Thursday, April 24, 2008

feminism is ...

... the radical notion that women are people.
(anonymous)


OK, first the bad news: Two days ago, April 22nd, was Equal Pay Day (as well as Earth Day ... is it pure coincidence Mother Nature is its mascot?), the day when U.S. women's average earnings finally catch up with the amount men earned on average in 2007. In other words, we're paid so much less than our male counterparts that we had to work an extra 113 days just to match their earning power from last year.

In 1966, women who worked full-time, year-round were paid an average of only 58 cents for every dollar paid to men. Currently, women are paid 77 cents per the average man's dollar — a less-than-20-cent improvement over more than 40 years, and a number which seems to have hit an invisible wall since about the mid-90s.

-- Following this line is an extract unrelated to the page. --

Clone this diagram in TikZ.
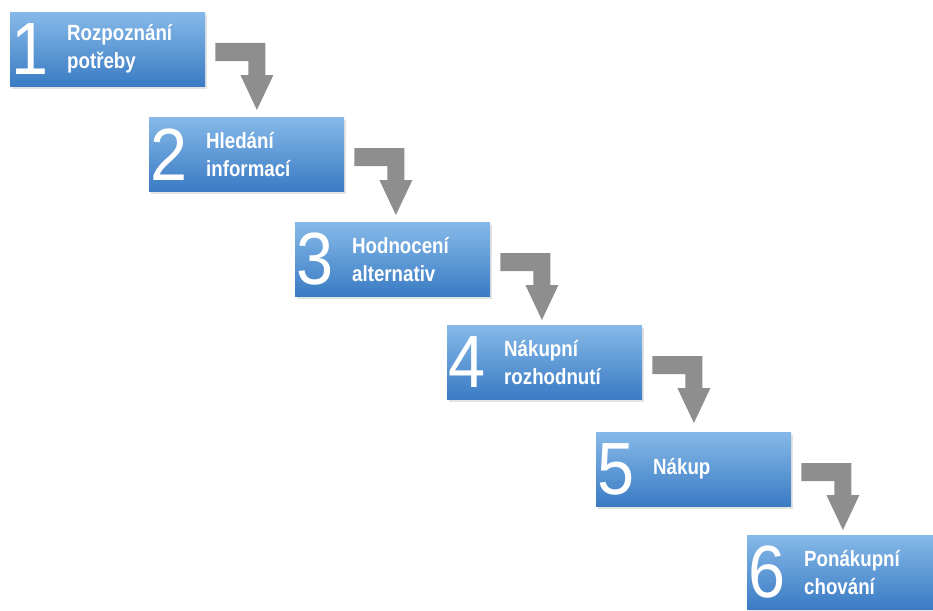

OK, now a little bit better news: Though women are still outrageously underpaid and severely underrepresented within our government, we're still marking plenty of political milestones, from both sides of the aisle. Just since 2005:


  • Dr. Condoleezza Rice became the first Republican woman and the first African-American woman to serve as U.S. Secretary of State.


  • Washington state became the first state to have both a woman governor (Christine Gregoire-D) and two women serving in the U.S. Senate (Patty Murray-D and Maria Cantwell-D).


  • U.S. Representative Nancy Pelosi (D-CA) became the first woman to serve as Speaker of the U.S. House.


  • Three U.S. congresswomen became the first women of color to chair congressional committees: Representative Juanita Millender-McDonald (D-CA), Committee on House Administration; Representative Stephanie Tubbs Jones (D-OH), Committee on Ethics; and Representative Nydia Velasquez (D-NY), Committee on Small Business.


  • U.S. Senator Hillary Rodham Clinton (D-NY) became the first woman to win a major party's presidential primary for the purposes of delegate selection — in New Hampshire on January 8th.


  • So we've got some serious leadership happening; now maybe if we can get more women into more positions of political power, we can begin to knock through that irritating invisible wall keeping us from making the money we deserve.